On Aug. 24, the Board denied Heard a spot on the ballot, and four days later he filed his lawsuit. He later qualified to run for the seat as a write-in candidate.
Heard's attorneys, Maurice King and Henry Williams, say their case is built around two “flaws” in the process the board used in rejecting Heard’s candidacy.
Williams claims the Elections office erred in not accepting Heard’s Notice of Candidacy application.
He also contends the office erred in determining the number of valid petition signatures Heard needed to get his name on the ballot.

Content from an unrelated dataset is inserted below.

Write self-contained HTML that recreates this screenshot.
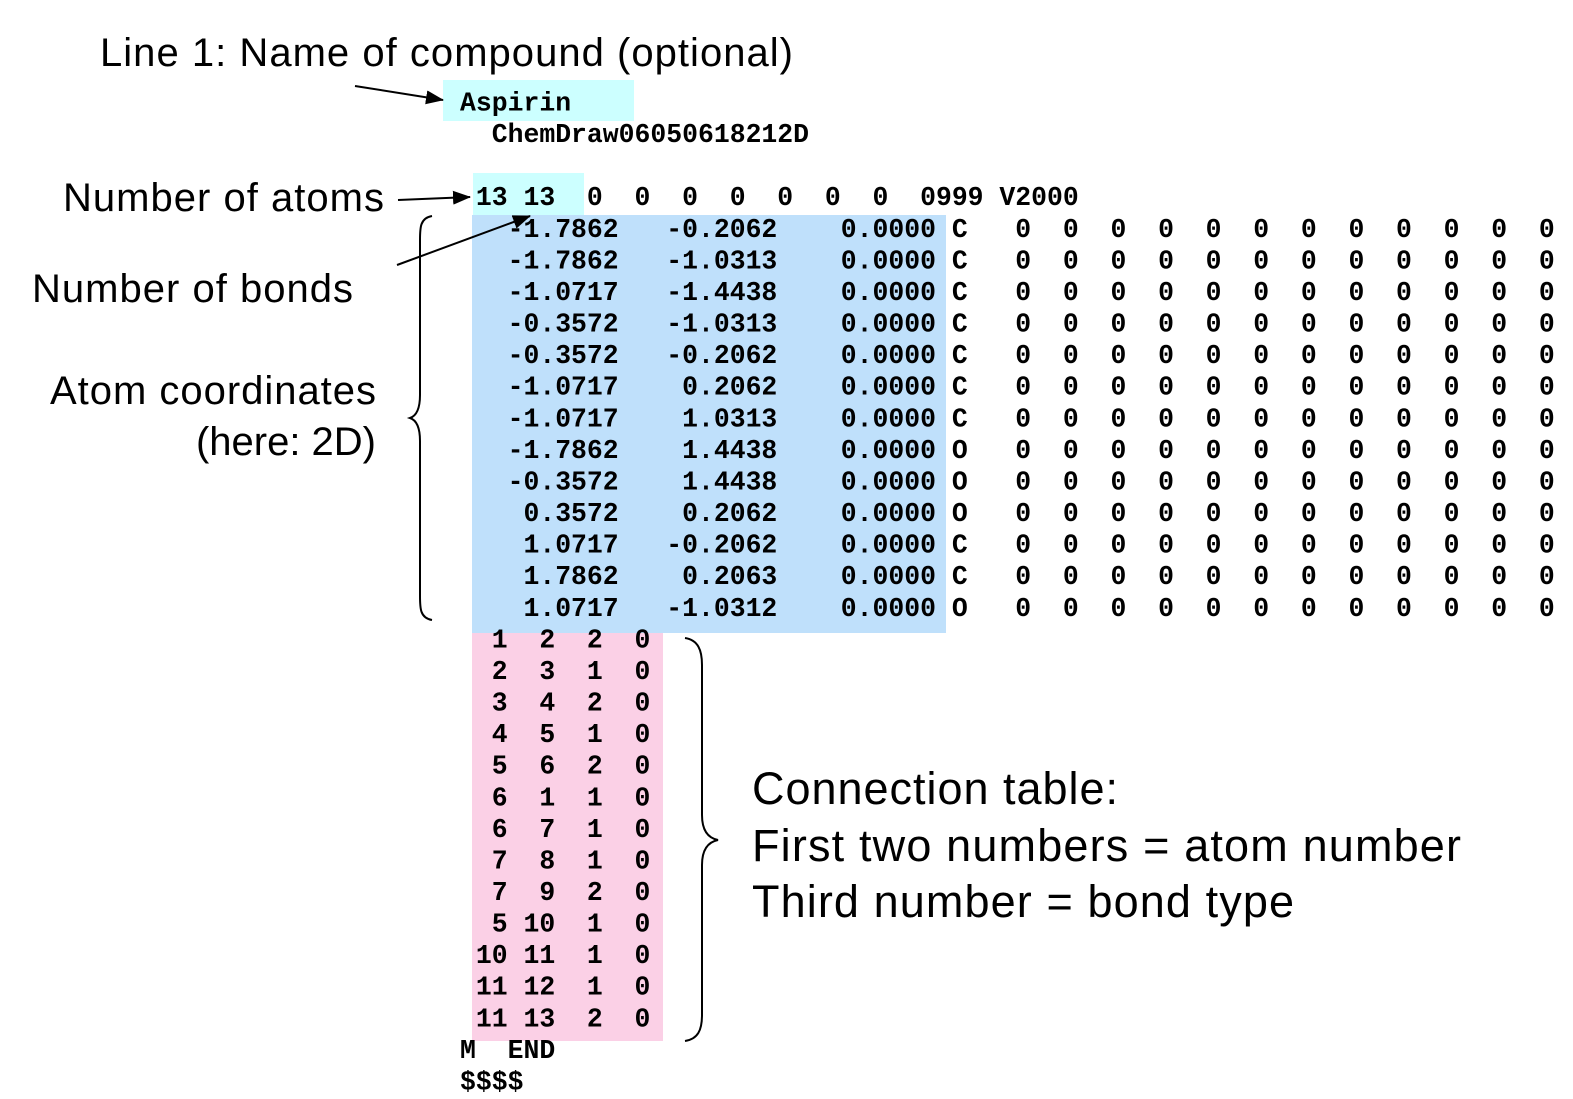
<!DOCTYPE html>
<html><head><meta charset="utf-8"><style>
html,body{margin:0;padding:0;background:#fff;}
svg{display:block;}
.m{font-family:"Liberation Mono",monospace;font-weight:bold;font-size:26.45px;white-space:pre;fill:#000;}
.s{font-family:"Liberation Sans",Arial,sans-serif;fill:#000;}
</style></head><body>
<svg id="root" width="1573" height="1099" viewBox="0 0 1573 1099" xmlns="http://www.w3.org/2000/svg">
<defs><marker id="ah" markerWidth="18" markerHeight="14" refX="17" refY="7" orient="auto" markerUnits="userSpaceOnUse"><path d="M0,0 L18,7 L0,14 Z" fill="#000"/></marker></defs>
<rect x="443" y="80" width="191" height="41" fill="#ccffff"/>
<rect x="473" y="173" width="111" height="42" fill="#ccffff"/>
<rect x="472" y="215" width="474" height="418" fill="#bfe0fb"/>
<rect x="472" y="633" width="191" height="408" fill="#fbd0e6"/>
<g id="lines"></g>
<text class="s" x="100" y="66" font-size="40" textLength="693">Line 1: Name of compound (optional)</text>
<text class="s" x="63" y="211" font-size="40" textLength="321">Number of atoms</text>
<text class="s" x="32" y="302" font-size="40" textLength="321">Number of bonds</text>
<text class="s" x="50" y="404" font-size="40" textLength="326">Atom coordinates</text>
<text class="s" x="376" y="455" font-size="40" text-anchor="end">(here: 2D)</text>
<text class="s" x="752" y="804" font-size="45" textLength="366">Connection table:</text>
<text class="s" x="752" y="861" font-size="45" textLength="709">First two numbers = atom number</text>
<text class="s" x="752" y="917" font-size="45" textLength="542">Third number = bond type</text>
<line x1="355" y1="86" x2="443" y2="100" stroke="#000" stroke-width="2" marker-end="url(#ah)"/>
<line x1="398" y1="200" x2="470" y2="197" stroke="#000" stroke-width="2" marker-end="url(#ah)"/>
<line x1="397" y1="265" x2="530" y2="216" stroke="#000" stroke-width="2" marker-end="url(#ah)"/>
<path d="M432,216 C420,218 420,228 420,240 L420,395 C420,410 416,416 410,418 C416,420 420,426 420,441 L420,596 C420,608 420,618 432,620" fill="none" stroke="#000" stroke-width="2"/>
<path d="M685,638 C698,640 702,650 702,665 L702,815 C702,830 708,838 718,840 C708,842 702,850 702,865 L702,1015 C702,1030 698,1039 685,1041" fill="none" stroke="#000" stroke-width="2"/>
</svg>
<script>
var atomX=["-1.7862","-1.7862","-1.0717","-0.3572","-0.3572","-1.0717","-1.0717","-1.7862","-0.3572","0.3572","1.0717","1.7862","1.0717"];
var atomY=["-0.2062","-1.0313","-1.4438","-1.0313","-0.2062","0.2062","1.0313","1.4438","1.4438","0.2062","-0.2062","0.2063","-1.0312"];
var atomEl=["C","C","C","C","C","C","C","O","O","O","C","C","O"];
var bondA=[1,2,3,4,5,6,6,7,7,5,10,11,11];
var bondB=[2,3,4,5,6,1,7,8,9,10,11,12,13];
var bondT=[2,1,2,1,2,1,1,1,2,1,1,1,2];
function pad(s,n){s=String(s);while(s.length<n)s=" "+s;return s;}
var lines=["Aspirin","  ChemDraw06050618212D",""," 13 13  0  0  0  0  0  0  0  0999 V2000"];
for(var i=0;i<atomX.length;i++){
  var z="";for(var k=0;k<12;k++)z+="  0";
  lines.push(pad(atomX[i],10)+pad(atomY[i],10)+pad("0.0000",10)+" "+atomEl[i]+" "+z);
}
for(var j=0;j<bondA.length;j++){lines.push(pad(bondA[j],3)+pad(bondB[j],3)+pad(bondT[j],3)+"  0");}
lines.push("M  END");lines.push("$$$$");
var g=document.getElementById("lines");
for(var n=0;n<lines.length;n++){
  var t=document.createElementNS("http://www.w3.org/2000/svg","text");
  t.setAttribute("class","m");
  t.setAttribute("x","460");
  t.setAttribute("y",String(110.5+n*31.58));
  
  
  t.textContent=lines[n];
  g.appendChild(t);
}
</script>
</body></html>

Heard’s Certificate of Candidacy was presented to the Elections office by Dougherty County Commissioner-elect Clinton Johnson just prior to the noon qualifying deadline on Aug. 3
The paperwork, which had been time-stamped but rejected by Elections officials who said it was not an original document, was returned to Johnson, who then left the building.
On Aug. 6, Heard arrived at the Elections office with his petition signatures and claimed the document Johnson presented three days earlier was an original affidavit, but it had been destroyed.
On Tuesday, the attorneys switched their emphasis to the petition signature numbers.
King and Williams called to the witness stand all six Elections office workers who inspected the 3,258 signatures on petitions collected by Heard.
The office eventually validated just 1,897 signatures, falling short of the number required to get on the ballot.
The required number, however, depends on whom you believe. The Heard camp says just 2,311 signatures are required, while the county says 2,632 are needed.
Williams attempted to influence Porter to get some of the rejected signatures validated by questioning if the staff was qualified and trained enough to make disqualification decisions on the questionable signatures.
Of special interest to Williams are 262 signatures disallowed because the petition signatures did not match the signatures on registration card files.
Porter said he will base his decision on Georgia law, specifically citing Georgia Code 21-1-171 (C) which reads:
"The decision of the officer denying a nomination petition may be reviewed by the Superior Court of the county containing the office of such officer upon an application for a writ of mandamus to compel the granting of such petition. The application for such writ of mandamus shall be made within five days of the time when the petitioner is notified of such decision.
"Upon the application being made, a judge of such court shall fix a time and place for hearing the matter in dispute as soon as practicable; and notice thereof shall be served with a copy of such application upon the officer with whom the nomination petition was filed and upon the petitioner. At the time fixed by the court, or any judge thereof assigned for the purpose, shall hear the case.
"If after such hearing the said court shall find that the decision of the officer was erroneous, it shall issue its mandate to the officer to correct his or her decision and to grant the nomination petition.
"From any decision of the Superior Court an appeal may be taken within five days after the entry thereof to the Supreme Court. It shall be the duty of the Supreme Court to fix the hearing and to announce its decision within such period of time as will permit the name of the candidate affected by the court's decision to be printed on the ballot if the court should so determine."
The judge did not indicate when he will render a decision.